Borsalar çoğu zaman ekonomik verilerin, bilanço sonuçlarının ve jeopolitik gelişmelerin yön verdiği rasyonel bir alan olarak görülmek ister. Ancak pratiğe bakıldığında bu idealize edilmiş tablo çoğu zaman gerçeği yansıtmaz. Çünkü piyasanın önemli bir bölümünü oluşturan küçük yatırımcı, kararlarını veriye değil duyguya dayalı olarak verir. Borsa tam da bu nedenle, matematiksel modellerle açıklanmaya çalışılsa bile, en kritik anlarda insan psikolojisinin yönlendirdiği irrasyonel bir zemine dönüşür.
Piyasa neden rasyonel değildir? Çünkü büyük oyuncuların dahi davranışlarını şekillendirirken gözettiği temel unsur, küçük yatırımcının sürü psikolojisidir. Küçük yatırımcı haber akışından, sosyal medya yorumlarından, anlık grafiklerden ve çevresinin düşüncelerinden çok daha hızlı etkilenir. Bunu çoğu zaman farkında bile olmadan yapar. Elindeki veri “satma” sinyali vermediği hâlde, okuduğu birkaç olumsuz yorum onu paniğe sürükleyebilir. Ya da veriler “yavaş ilerleyen bir yükseliş” gösterirken, sosyal medya onu “kaçırılmayacak fırsat” psikolojisine sokup gereğinden fazla risk aldırabilir. Bu, davranışsal ekonominin tam merkezinde yer alan bir ikilemdir: İnsan veriye değil hislerine göre hareket eder.
Öte yandan finans dünyasının vazgeçilmez teorilerinden biri olan “etkin piyasa hipotezi”, piyasada herkesin bildiği her şeyin zaten fiyatlara yansıdığını iddia eder. Yani fiyatlar şeffaftır, rasyoneldir, öngörülebilirdir. Bu teoriye göre kimse piyasayı uzun vadede yenemez; çünkü bilgi tüm oyuncuların elindedir ve herkes aynı resmi görür. Ancak işin pratiğinde herkes aynı resmi görse bile aynı şekilde yorumlamaz. İki yatırımcı aynı veriyi okur fakat biri panik olur, diğeri fırsat görür. Burada devreye yine insan psikolojisi ve davranışsal ekonomi girer.

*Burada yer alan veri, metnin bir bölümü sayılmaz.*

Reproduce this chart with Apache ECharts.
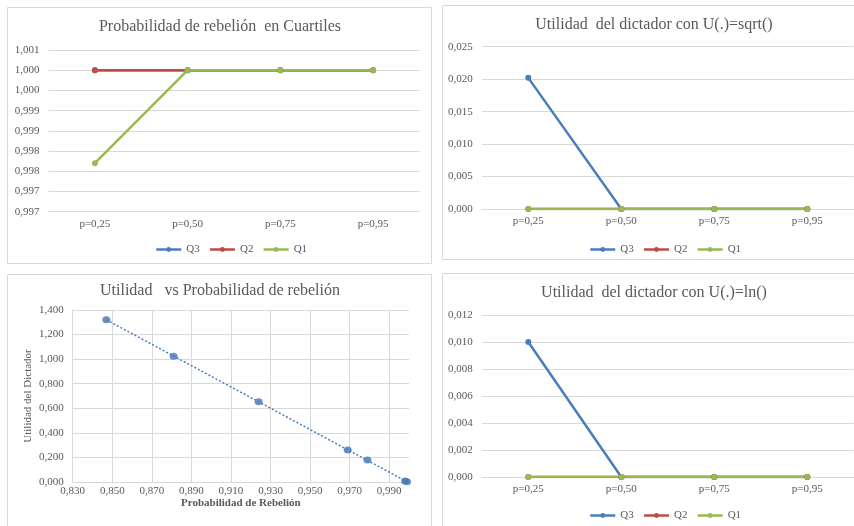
<!DOCTYPE html>
<html>
<head>
<meta charset="utf-8">
<script src="https://cdn.jsdelivr.net/npm/echarts@6/dist/echarts.min.js"></script>
<style>
html,body{margin:0;padding:0;background:#fff;}
#c{width:854px;height:526px;}
</style>
</head>
<body>
<div id="c"></div>
<script>
// ---- data ----
const categories = ['p=0,25', 'p=0,50', 'p=0,75', 'p=0,95'];
const seriesNames = ['Q3', 'Q2', 'Q1'];

// Panel 1: Probabilidad de rebelión en Cuartiles
const probQ3 = [1.0, 1.0, 1.0, 1.0];
const probQ2 = [1.0, 1.0, 1.0, 1.0];
const probQ1 = [0.9977, 1.0, 1.0, 1.0];

// Panel 2: Utilidad del dictador con U(.)=sqrt()
const sqrtQ3 = [0.0202, 0.0, 0.0, 0.0];
const sqrtQ2 = [0.0, 0.0, 0.0, 0.0];
const sqrtQ1 = [0.0, 0.0, 0.0, 0.0];

// Panel 4: Utilidad del dictador con U(.)=ln()
const lnQ3 = [0.0100, 0.0, 0.0, 0.0];
const lnQ2 = [0.0, 0.0, 0.0, 0.0];
const lnQ1 = [0.0, 0.0, 0.0, 0.0];

// Panel 3: Utilidad vs Probabilidad de rebelión
const rebelProb = [0.847, 0.881, 0.924, 0.969, 0.979, 0.998, 0.999];
const rebelUtil = [1.321, 1.023, 0.654, 0.261, 0.180, 0.008, 0.002];

// ---- helpers ----
const colors = {Q3: '#4a7ebb', Q2: '#be4b48', Q1: '#98b954'};
const txt = '#595959';
const grid = '#d9d9d9';
const serif = '"Liberation Serif", "DejaVu Serif", serif';

function comma(v, d) { return v.toFixed(d).replace('.', ','); }
// Excel-like half-up rounding to 3 decimals
function fmt3(v) {
  const n = Math.round(v * 10000);
  const r = Math.round(n / 10) / 1000;
  return r.toFixed(3).replace('.', ',');
}

// linear trendline (least squares) from the scatter data
function trend(xs, ys) {
  const n = xs.length;
  let sx = 0, sy = 0, sxx = 0, sxy = 0;
  for (let i = 0; i < n; i++) { sx += xs[i]; sy += ys[i]; sxx += xs[i] * xs[i]; sxy += xs[i] * ys[i]; }
  const b = (n * sxy - sx * sy) / (n * sxx - sx * sx);
  const a = (sy - b * sx) / n;
  const x0 = Math.min.apply(null, xs), x1 = Math.max.apply(null, xs);
  return [[x0, a + b * x0], [x1, a + b * x1]];
}

function catX(gi) {
  return {
    type: 'category', gridIndex: gi, data: categories, boundaryGap: true,
    axisLine: {lineStyle: {color: grid}}, axisTick: {show: false},
    axisLabel: {color: txt, fontFamily: serif, fontSize: 11, margin: 7},
    splitLine: {show: false}
  };
}
function valY(gi, min, max, interval, formatter) {
  return {
    type: 'value', gridIndex: gi, min: min, max: max, interval: interval,
    axisLine: {show: false}, axisTick: {show: false},
    axisLabel: {color: txt, fontFamily: serif, fontSize: 11, margin: 9, formatter: formatter},
    splitLine: {lineStyle: {color: grid, width: 1}}
  };
}
function lineSeries(name, data, xi, yi) {
  return {
    name: name, type: 'line', xAxisIndex: xi, yAxisIndex: yi, data: data,
    symbol: 'circle', symbolSize: 6, animation: false,
    lineStyle: {color: colors[name], width: 2.5},
    itemStyle: {color: colors[name]}
  };
}
function legendAt(left, top) {
  return {
    data: seriesNames, left: left, top: top, itemWidth: 25, itemHeight: 6, itemGap: 9,
    textStyle: {color: txt, fontFamily: serif, fontSize: 11}, padding: 0,
    lineStyle: {width: 2.5},
    selectedMode: false
  };
}
function titleAt(text, cx, top) {
  return {
    text: text, left: cx, top: top, textAlign: 'center', padding: 0,
    textStyle: {color: txt, fontFamily: serif, fontSize: 16, fontWeight: 'normal'}
  };
}

const chart = echarts.init(document.getElementById('c'), null, {renderer: 'canvas'});

const option = {
  backgroundColor: '#ffffff',
  animation: false,
  graphic: [
    {type: 'rect', shape: {x: 7.5, y: 7.5, width: 424, height: 256}, style: {fill: 'none', stroke: '#d9d9d9', lineWidth: 1}},
    {type: 'rect', shape: {x: 442.5, y: 5.5, width: 420, height: 254}, style: {fill: 'none', stroke: '#d9d9d9', lineWidth: 1}},
    {type: 'rect', shape: {x: 7.5, y: 274.5, width: 424, height: 260}, style: {fill: 'none', stroke: '#d9d9d9', lineWidth: 1}},
    {type: 'rect', shape: {x: 442.5, y: 273.5, width: 420, height: 260}, style: {fill: 'none', stroke: '#d9d9d9', lineWidth: 1}}
  ],
  title: [
    titleAt('Probabilidad de rebelión  en Cuartiles', 220, 19),
    titleAt('Utilidad  del dictador con U(.)=sqrt()', 654, 17),
    titleAt('Utilidad   vs Probabilidad de rebelión', 220, 283),
    titleAt('Utilidad  del dictador con U(.)=ln()', 654, 285)
  ],
  legend: [
    legendAt(155, 244),
    legendAt(589, 244),
    legendAt(589, 510)
  ],
  grid: [
    {left: 48.5, width: 371, top: 50, height: 161.7},
    {left: 481.8, width: 372, top: 46.7, height: 162.3},
    {left: 72.7, width: 336.3, top: 310, height: 172},
    {left: 481.8, width: 372, top: 315, height: 162}
  ],
  xAxis: [
    catX(0),
    catX(1),
    {
      type: 'value', gridIndex: 2, min: 0.83, max: 1.0, interval: 0.02,
      axisLine: {show: true, lineStyle: {color: grid}}, axisTick: {show: false},
      axisLabel: {color: txt, fontFamily: serif, fontSize: 11, margin: 4,
        formatter: function (v) { return v > 0.995 ? '' : comma(v, 3); }},
      splitLine: {show: true, showMaxLine: false, lineStyle: {color: grid}},
      name: 'Probabilidad de Rebelión', nameLocation: 'middle', nameGap: 15,
      nameTextStyle: {color: txt, fontFamily: serif, fontSize: 11, fontWeight: 'bold'}
    },
    catX(3)
  ],
  yAxis: [
    valY(0, 0.9965, 1.0005, 0.0005, fmt3),
    valY(1, 0, 0.025, 0.005, function (v) { return comma(v, 3); }),
    {
      type: 'value', gridIndex: 2, min: 0, max: 1.4, interval: 0.2,
      axisLine: {show: true, lineStyle: {color: grid}}, axisTick: {show: false},
      axisLabel: {color: txt, fontFamily: serif, fontSize: 11, margin: 9,
        formatter: function (v) { return comma(v, 3); }},
      splitLine: {lineStyle: {color: grid}},
      name: 'Utilidad del Dictador', nameLocation: 'middle', nameGap: 39,
      nameTextStyle: {color: txt, fontFamily: serif, fontSize: 11}
    },
    valY(3, 0, 0.012, 0.002, function (v) { return comma(v, 3); })
  ],
  series: [
    lineSeries('Q3', probQ3, 0, 0),
    lineSeries('Q2', probQ2, 0, 0),
    lineSeries('Q1', probQ1, 0, 0),
    lineSeries('Q3', sqrtQ3, 1, 1),
    lineSeries('Q2', sqrtQ2, 1, 1),
    lineSeries('Q1', sqrtQ1, 1, 1),
    lineSeries('Q3', lnQ3, 3, 3),
    lineSeries('Q2', lnQ2, 3, 3),
    lineSeries('Q1', lnQ1, 3, 3),
    {
      name: 'Tendencia', type: 'line', xAxisIndex: 2, yAxisIndex: 2,
      data: trend(rebelProb, rebelUtil), symbol: 'none',
      lineStyle: {color: '#4a7ebb', width: 1.5, type: [2, 2]}, z: 1
    },
    {
      name: 'Utilidad', type: 'scatter', xAxisIndex: 2, yAxisIndex: 2,
      data: rebelProb.map(function (x, i) { return [x, rebelUtil[i]]; }),
      symbol: 'circle', symbolSize: [8, 7], itemStyle: {color: '#4675b5'}, z: 3
    }
  ]
};
chart.setOption(option);
</script>
</body>
</html>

Peki bu iki teori nasıl aynı anda doğru olabilir? Aslında borsa tüm paradokslarıyla birlikte her ikisiyle de uyumludur. Makro düzeyde piyasalar uzun vadede rasyonel davranır; fiyatlar ekonomik gerçeklerle uyumlanır. Ancak mikro düzeyde, özellikle trend kırılımlarında, dönüm noktalarında ve belirsizlik dönemlerinde piyasa irrasyonel davranır. Çünkü bu dönemlerde yatırımcılar duygusal hale gelir, belirsizlik artar ve “sürü psikolojisi” tetiklenir.
Son dönem verileri de bu tabloyu açıkça gösteriyor. Yatırımcıların alım-satım davranışları, endeks henüz güçlü görünürken bile tereddüt edildiğini gösteriyor. Birçok yatırımcı “yükselişin bittiğine” dair bir söylentiyi gerçek verilerden daha fazla önemseyebiliyor. Bu nedenle yükseliş dönemlerinde bile alımlar zayıf kalıyor, likidite dağınık ilerliyor ve trendin güçlenmesi gecikiyor. Yani piyasayı teknik veriler değil, yatırımcı psikolojisinin yarattığı fren mekanizması yavaşlatıyor.
Bu döngü aslında borsanın doğal işleyişidir. Yükselişler her zaman yatırımcıların güven kazanmasıyla başlar; çöküşler ise güven kaybıyla hızlanır. Ancak dikkat çekici olan şudur: Güven çoğu zaman verilerden değil, algılardan beslenir. Büyük oyuncuların fırsat kolladığı, küçük yatırımcının ise duygusal dalgalanmalar yaşadığı bu ortamda rasyonalite ancak uzun vadede kendini gösterebilir.
Bugünün piyasalarını anlamak için grafik okumak kadar yatırımcı psikolojisini de okumak gerekir. Çünkü piyasanın asıl motoru rakamlar değil, o rakamları yorumlayan insanlar ve onların beklentileridir. Veriler yönü gösterir ama yolu belirleyen duygulardır. Bu nedenle borsada yükselişi engelleyen çoğu şey aslında piyasanın dışındaki olaylar değil, yatırımcıların iç dünyasıdır. Borsayı anlamanın yolu, insanı anlamaktan geçer.